Asiban did well, too, climbing to fourth position and posting a growth rate of 34.7 percent and revenues of EUR 128 million.
Insurers need all the help they can get, since rising competition from foreign players might dilute the profits of companies caught off-guard.
There were 41 local active insurers at the end of 2006 and 66 others from abroad who notified the CSA of their intentions to start operations locally, said Antohi. Many of them come from countries such as Germany, Austria and France, but companies from Great Britain are dominant.
Antohi said 44 intermediaries also submitted notification documents to the CSA. Another company, Coface Austria Kreditversicherung AG, announced its intentions to set up a branch in Romania.

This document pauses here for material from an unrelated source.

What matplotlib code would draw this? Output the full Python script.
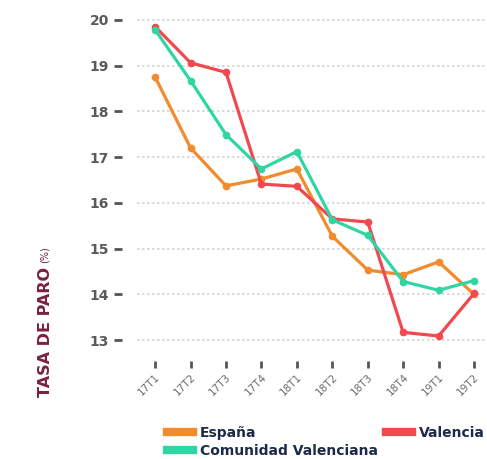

Its arrival will shake up the market and lead to some companies' extinction and others' rising as undisputed market leaders. Takeovers are also to be expected.
“We will certainly witness some acquisitions. There are a number of high-caliber international players which up to now have waited for Romania's European accession and are currently closely monitoring the market for opportunities,” said Ghetu.
Some important moves have already taken place on the market this year.
Two major insurance companies, Ardaf and Roumanie Assurance International (RAI), both majority-owned by the Czech private equity fund PPFI, last month announced they would merge and thus attain a bigger market share.
Aside from a growing number of M&As, some companies should also expect the worst.
“This year, there will surely be companies that will set high standards of financial strength due to their international experience. This will lead to the disappearance of smaller companies from the market,” said Bunea.
The pressure is mounting and should drive local players to develop their businesses in new directions. Private pensions is one of them, but insurers are not exactly rushing to get the CSA's approval to manage them.
“Until now, insurers have shown a limited interest in managing voluntary pension funds. Only five of them have requested our consent to start doing this,” said Antohi of the CSA.